WRITTEN INSTRUCTION:
All of the data should be output character for character, except the pictures.

[Start]

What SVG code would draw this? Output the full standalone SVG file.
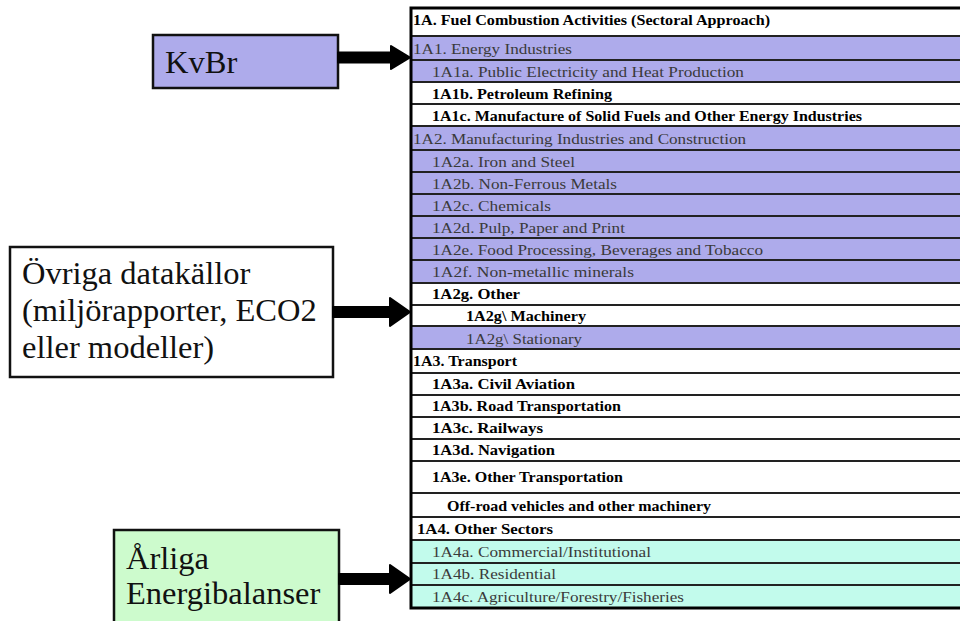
<svg xmlns="http://www.w3.org/2000/svg" width="960" height="621" viewBox="0 0 960 621">
<style>
.p{fill:#aeabeb}.w{fill:#ffffff}.c{fill:#c2fbec}
.row{stroke:#222;stroke-width:2}
.r{font-size:15px;fill:#3a3a3a}
.b{font-size:14.5px;font-weight:bold;fill:#000}
.big{font-size:32.5px;fill:#111}
.box{stroke:#111;stroke-width:2.5}
.arr{fill:#000;stroke:#000;stroke-width:2;stroke-linejoin:round}
</style>
<rect width="960" height="621" fill="#fff"/>
<g id="table" font-family="Liberation Serif">
<rect class="w row" x="411" y="8" width="560" height="28"/>
<rect class="p row" x="411" y="36" width="560" height="24"/>
<rect class="p row" x="411" y="60" width="560" height="22"/>
<rect class="w row" x="411" y="82" width="560" height="22"/>
<rect class="w row" x="411" y="104" width="560" height="22"/>
<rect class="p row" x="411" y="126" width="560" height="24"/>
<rect class="p row" x="411" y="150" width="560" height="22"/>
<rect class="p row" x="411" y="172" width="560" height="22"/>
<rect class="p row" x="411" y="194" width="560" height="22"/>
<rect class="p row" x="411" y="216" width="560" height="22"/>
<rect class="p row" x="411" y="238" width="560" height="22"/>
<rect class="p row" x="411" y="260" width="560" height="23"/>
<rect class="w row" x="411" y="283" width="560" height="22"/>
<rect class="w row" x="411" y="305" width="560" height="21"/>
<rect class="p row" x="411" y="326" width="560" height="23"/>
<rect class="w row" x="411" y="349" width="560" height="24"/>
<rect class="w row" x="411" y="373" width="560" height="22"/>
<rect class="w row" x="411" y="395" width="560" height="22"/>
<rect class="w row" x="411" y="417" width="560" height="22"/>
<rect class="w row" x="411" y="439" width="560" height="22"/>
<rect class="w row" x="411" y="461" width="560" height="32"/>
<rect class="w row" x="411" y="493" width="560" height="24"/>
<rect class="w row" x="411" y="517" width="560" height="23"/>
<rect class="c row" x="411" y="540" width="560" height="23"/>
<rect class="c row" x="411" y="563" width="560" height="22"/>
<rect class="c row" x="411" y="585" width="560" height="23"/>
<rect x="411" y="8" width="560" height="600" fill="none" stroke="#000" stroke-width="3"/>
<text class="b" font-family="Liberation Serif" x="413" y="25" textLength="357" lengthAdjust="spacingAndGlyphs">1A. Fuel Combustion Activities (Sectoral Approach)</text>
<text class="r" font-family="Liberation Serif" x="413" y="54" textLength="159" lengthAdjust="spacingAndGlyphs">1A1. Energy Industries</text>
<text class="r" font-family="Liberation Serif" x="432" y="77" textLength="312" lengthAdjust="spacingAndGlyphs">1A1a.  Public Electricity  and Heat Production</text>
<text class="b" font-family="Liberation Serif" x="432" y="99" textLength="180" lengthAdjust="spacingAndGlyphs">1A1b.  Petroleum Refining</text>
<text class="b" font-family="Liberation Serif" x="432" y="121" textLength="430" lengthAdjust="spacingAndGlyphs">1A1c.  Manufacture of Solid Fuels and Other Energy Industries</text>
<text class="r" font-family="Liberation Serif" x="413" y="144" textLength="333" lengthAdjust="spacingAndGlyphs">1A2. Manufacturing Industries and Construction</text>
<text class="r" font-family="Liberation Serif" x="432" y="167" textLength="143" lengthAdjust="spacingAndGlyphs">1A2a.  Iron and Steel</text>
<text class="r" font-family="Liberation Serif" x="432" y="189" textLength="185" lengthAdjust="spacingAndGlyphs">1A2b.  Non-Ferrous Metals</text>
<text class="r" font-family="Liberation Serif" x="432" y="211" textLength="119" lengthAdjust="spacingAndGlyphs">1A2c.  Chemicals</text>
<text class="r" font-family="Liberation Serif" x="432" y="233" textLength="193" lengthAdjust="spacingAndGlyphs">1A2d.  Pulp, Paper and Print</text>
<text class="r" font-family="Liberation Serif" x="432" y="255" textLength="331" lengthAdjust="spacingAndGlyphs">1A2e.  Food Processing, Beverages and Tobacco</text>
<text class="r" font-family="Liberation Serif" x="432" y="277" textLength="202" lengthAdjust="spacingAndGlyphs">1A2f.   Non-metallic minerals</text>
<text class="b" font-family="Liberation Serif" x="432" y="299" textLength="88" lengthAdjust="spacingAndGlyphs">1A2g.  Other</text>
<text class="b" font-family="Liberation Serif" x="466" y="321" textLength="120" lengthAdjust="spacingAndGlyphs">1A2g\ Machinery</text>
<text class="r" font-family="Liberation Serif" x="466" y="344" textLength="116" lengthAdjust="spacingAndGlyphs">1A2g\ Stationary</text>
<text class="b" font-family="Liberation Serif" x="413" y="366" textLength="104" lengthAdjust="spacingAndGlyphs">1A3. Transport</text>
<text class="b" font-family="Liberation Serif" x="432" y="389" textLength="143" lengthAdjust="spacingAndGlyphs">1A3a.  Civil Aviation</text>
<text class="b" font-family="Liberation Serif" x="432" y="411" textLength="189" lengthAdjust="spacingAndGlyphs">1A3b.  Road Transportation</text>
<text class="b" font-family="Liberation Serif" x="432" y="433" textLength="111" lengthAdjust="spacingAndGlyphs">1A3c.  Railways</text>
<text class="b" font-family="Liberation Serif" x="432" y="455" textLength="123" lengthAdjust="spacingAndGlyphs">1A3d.  Navigation</text>
<text class="b" font-family="Liberation Serif" x="432" y="482" textLength="191" lengthAdjust="spacingAndGlyphs">1A3e.  Other Transportation</text>
<text class="b" font-family="Liberation Serif" x="447" y="511" textLength="264" lengthAdjust="spacingAndGlyphs">Off-road vehicles  and other machinery</text>
<text class="b" font-family="Liberation Serif" x="417" y="534" textLength="136" lengthAdjust="spacingAndGlyphs">1A4. Other Sectors</text>
<text class="r" font-family="Liberation Serif" x="432" y="557" textLength="219" lengthAdjust="spacingAndGlyphs">1A4a.  Commercial/Institutional</text>
<text class="r" font-family="Liberation Serif" x="432" y="579" textLength="124" lengthAdjust="spacingAndGlyphs">1A4b.  Residential</text>
<text class="r" font-family="Liberation Serif" x="432" y="602" textLength="252" lengthAdjust="spacingAndGlyphs">1A4c.  Agriculture/Forestry/Fisheries</text>
</g>
<g id="kvbr">
<rect class="box" x="153" y="35" width="185" height="53" fill="#aeabeb"/>
<text class="big" font-family="Liberation Serif" x="165" y="73">KvBr</text>
</g>
<g id="ovriga">
<rect class="box" x="10" y="247" width="323" height="130" fill="#fff"/>
<text class="big" font-family="Liberation Serif" x="22" y="284">Övriga datakällor</text>
<text class="big" font-family="Liberation Serif" x="22" y="321">(miljörapporter, ECO2</text>
<text class="big" font-family="Liberation Serif" x="22" y="358">eller modeller)</text>
</g>
<g id="arliga">
<rect class="box" x="114" y="530" width="225" height="100" fill="#cdfbcd"/>
<text class="big" font-family="Liberation Serif" x="126" y="569">Årliga</text>
<text class="big" font-family="Liberation Serif" x="126" y="604">Energibalanser</text>
</g>
<g id="connectors">
<path class="arr" d="M338,52.5 L391,52.5 L391,46 L410,57.5 L391,69 L391,62.5 L338,62.5 Z"/>
<path class="arr" d="M333,307 L390,307 L390,298 L410,312 L390,326 L390,317 L333,317 Z"/>
<path class="arr" d="M339,574 L390,574 L390,565 L410,579 L390,593 L390,584 L339,584 Z"/>
</g>
</svg>
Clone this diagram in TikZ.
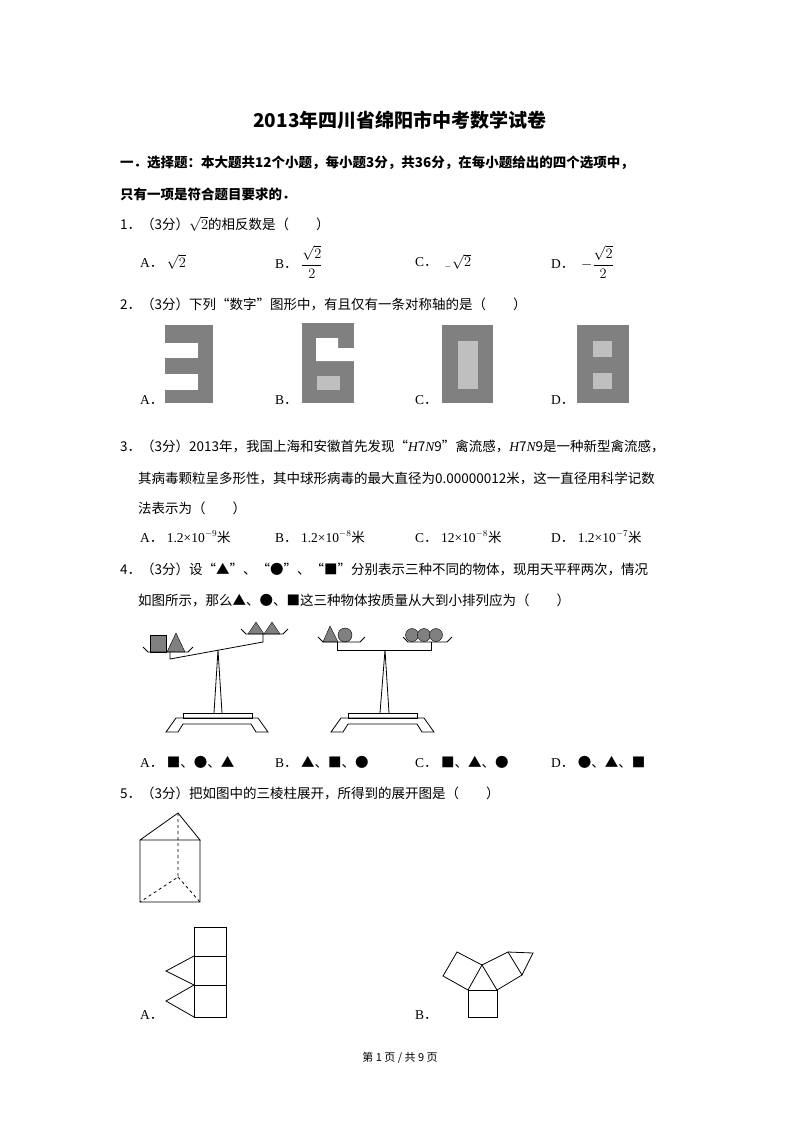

[End]

THE REPLY:
What SVG code would draw this? Output the full standalone SVG file.
<svg xmlns="http://www.w3.org/2000/svg" width="960" height="621" viewBox="0 0 960 621">
<style>
.p{fill:#aeabeb}.w{fill:#ffffff}.c{fill:#c2fbec}
.row{stroke:#222;stroke-width:2}
.r{font-size:15px;fill:#3a3a3a}
.b{font-size:14.5px;font-weight:bold;fill:#000}
.big{font-size:32.5px;fill:#111}
.box{stroke:#111;stroke-width:2.5}
.arr{fill:#000;stroke:#000;stroke-width:2;stroke-linejoin:round}
</style>
<rect width="960" height="621" fill="#fff"/>
<g id="table" font-family="Liberation Serif">
<rect class="w row" x="411" y="8" width="560" height="28"/>
<rect class="p row" x="411" y="36" width="560" height="24"/>
<rect class="p row" x="411" y="60" width="560" height="22"/>
<rect class="w row" x="411" y="82" width="560" height="22"/>
<rect class="w row" x="411" y="104" width="560" height="22"/>
<rect class="p row" x="411" y="126" width="560" height="24"/>
<rect class="p row" x="411" y="150" width="560" height="22"/>
<rect class="p row" x="411" y="172" width="560" height="22"/>
<rect class="p row" x="411" y="194" width="560" height="22"/>
<rect class="p row" x="411" y="216" width="560" height="22"/>
<rect class="p row" x="411" y="238" width="560" height="22"/>
<rect class="p row" x="411" y="260" width="560" height="23"/>
<rect class="w row" x="411" y="283" width="560" height="22"/>
<rect class="w row" x="411" y="305" width="560" height="21"/>
<rect class="p row" x="411" y="326" width="560" height="23"/>
<rect class="w row" x="411" y="349" width="560" height="24"/>
<rect class="w row" x="411" y="373" width="560" height="22"/>
<rect class="w row" x="411" y="395" width="560" height="22"/>
<rect class="w row" x="411" y="417" width="560" height="22"/>
<rect class="w row" x="411" y="439" width="560" height="22"/>
<rect class="w row" x="411" y="461" width="560" height="32"/>
<rect class="w row" x="411" y="493" width="560" height="24"/>
<rect class="w row" x="411" y="517" width="560" height="23"/>
<rect class="c row" x="411" y="540" width="560" height="23"/>
<rect class="c row" x="411" y="563" width="560" height="22"/>
<rect class="c row" x="411" y="585" width="560" height="23"/>
<rect x="411" y="8" width="560" height="600" fill="none" stroke="#000" stroke-width="3"/>
<text class="b" font-family="Liberation Serif" x="413" y="25" textLength="357" lengthAdjust="spacingAndGlyphs">1A. Fuel Combustion Activities (Sectoral Approach)</text>
<text class="r" font-family="Liberation Serif" x="413" y="54" textLength="159" lengthAdjust="spacingAndGlyphs">1A1. Energy Industries</text>
<text class="r" font-family="Liberation Serif" x="432" y="77" textLength="312" lengthAdjust="spacingAndGlyphs">1A1a.  Public Electricity  and Heat Production</text>
<text class="b" font-family="Liberation Serif" x="432" y="99" textLength="180" lengthAdjust="spacingAndGlyphs">1A1b.  Petroleum Refining</text>
<text class="b" font-family="Liberation Serif" x="432" y="121" textLength="430" lengthAdjust="spacingAndGlyphs">1A1c.  Manufacture of Solid Fuels and Other Energy Industries</text>
<text class="r" font-family="Liberation Serif" x="413" y="144" textLength="333" lengthAdjust="spacingAndGlyphs">1A2. Manufacturing Industries and Construction</text>
<text class="r" font-family="Liberation Serif" x="432" y="167" textLength="143" lengthAdjust="spacingAndGlyphs">1A2a.  Iron and Steel</text>
<text class="r" font-family="Liberation Serif" x="432" y="189" textLength="185" lengthAdjust="spacingAndGlyphs">1A2b.  Non-Ferrous Metals</text>
<text class="r" font-family="Liberation Serif" x="432" y="211" textLength="119" lengthAdjust="spacingAndGlyphs">1A2c.  Chemicals</text>
<text class="r" font-family="Liberation Serif" x="432" y="233" textLength="193" lengthAdjust="spacingAndGlyphs">1A2d.  Pulp, Paper and Print</text>
<text class="r" font-family="Liberation Serif" x="432" y="255" textLength="331" lengthAdjust="spacingAndGlyphs">1A2e.  Food Processing, Beverages and Tobacco</text>
<text class="r" font-family="Liberation Serif" x="432" y="277" textLength="202" lengthAdjust="spacingAndGlyphs">1A2f.   Non-metallic minerals</text>
<text class="b" font-family="Liberation Serif" x="432" y="299" textLength="88" lengthAdjust="spacingAndGlyphs">1A2g.  Other</text>
<text class="b" font-family="Liberation Serif" x="466" y="321" textLength="120" lengthAdjust="spacingAndGlyphs">1A2g\ Machinery</text>
<text class="r" font-family="Liberation Serif" x="466" y="344" textLength="116" lengthAdjust="spacingAndGlyphs">1A2g\ Stationary</text>
<text class="b" font-family="Liberation Serif" x="413" y="366" textLength="104" lengthAdjust="spacingAndGlyphs">1A3. Transport</text>
<text class="b" font-family="Liberation Serif" x="432" y="389" textLength="143" lengthAdjust="spacingAndGlyphs">1A3a.  Civil Aviation</text>
<text class="b" font-family="Liberation Serif" x="432" y="411" textLength="189" lengthAdjust="spacingAndGlyphs">1A3b.  Road Transportation</text>
<text class="b" font-family="Liberation Serif" x="432" y="433" textLength="111" lengthAdjust="spacingAndGlyphs">1A3c.  Railways</text>
<text class="b" font-family="Liberation Serif" x="432" y="455" textLength="123" lengthAdjust="spacingAndGlyphs">1A3d.  Navigation</text>
<text class="b" font-family="Liberation Serif" x="432" y="482" textLength="191" lengthAdjust="spacingAndGlyphs">1A3e.  Other Transportation</text>
<text class="b" font-family="Liberation Serif" x="447" y="511" textLength="264" lengthAdjust="spacingAndGlyphs">Off-road vehicles  and other machinery</text>
<text class="b" font-family="Liberation Serif" x="417" y="534" textLength="136" lengthAdjust="spacingAndGlyphs">1A4. Other Sectors</text>
<text class="r" font-family="Liberation Serif" x="432" y="557" textLength="219" lengthAdjust="spacingAndGlyphs">1A4a.  Commercial/Institutional</text>
<text class="r" font-family="Liberation Serif" x="432" y="579" textLength="124" lengthAdjust="spacingAndGlyphs">1A4b.  Residential</text>
<text class="r" font-family="Liberation Serif" x="432" y="602" textLength="252" lengthAdjust="spacingAndGlyphs">1A4c.  Agriculture/Forestry/Fisheries</text>
</g>
<g id="kvbr">
<rect class="box" x="153" y="35" width="185" height="53" fill="#aeabeb"/>
<text class="big" font-family="Liberation Serif" x="165" y="73">KvBr</text>
</g>
<g id="ovriga">
<rect class="box" x="10" y="247" width="323" height="130" fill="#fff"/>
<text class="big" font-family="Liberation Serif" x="22" y="284">Övriga datakällor</text>
<text class="big" font-family="Liberation Serif" x="22" y="321">(miljörapporter, ECO2</text>
<text class="big" font-family="Liberation Serif" x="22" y="358">eller modeller)</text>
</g>
<g id="arliga">
<rect class="box" x="114" y="530" width="225" height="100" fill="#cdfbcd"/>
<text class="big" font-family="Liberation Serif" x="126" y="569">Årliga</text>
<text class="big" font-family="Liberation Serif" x="126" y="604">Energibalanser</text>
</g>
<g id="connectors">
<path class="arr" d="M338,52.5 L391,52.5 L391,46 L410,57.5 L391,69 L391,62.5 L338,62.5 Z"/>
<path class="arr" d="M333,307 L390,307 L390,298 L410,312 L390,326 L390,317 L333,317 Z"/>
<path class="arr" d="M339,574 L390,574 L390,565 L410,579 L390,593 L390,584 L339,584 Z"/>
</g>
</svg>
Clone this diagram in TikZ.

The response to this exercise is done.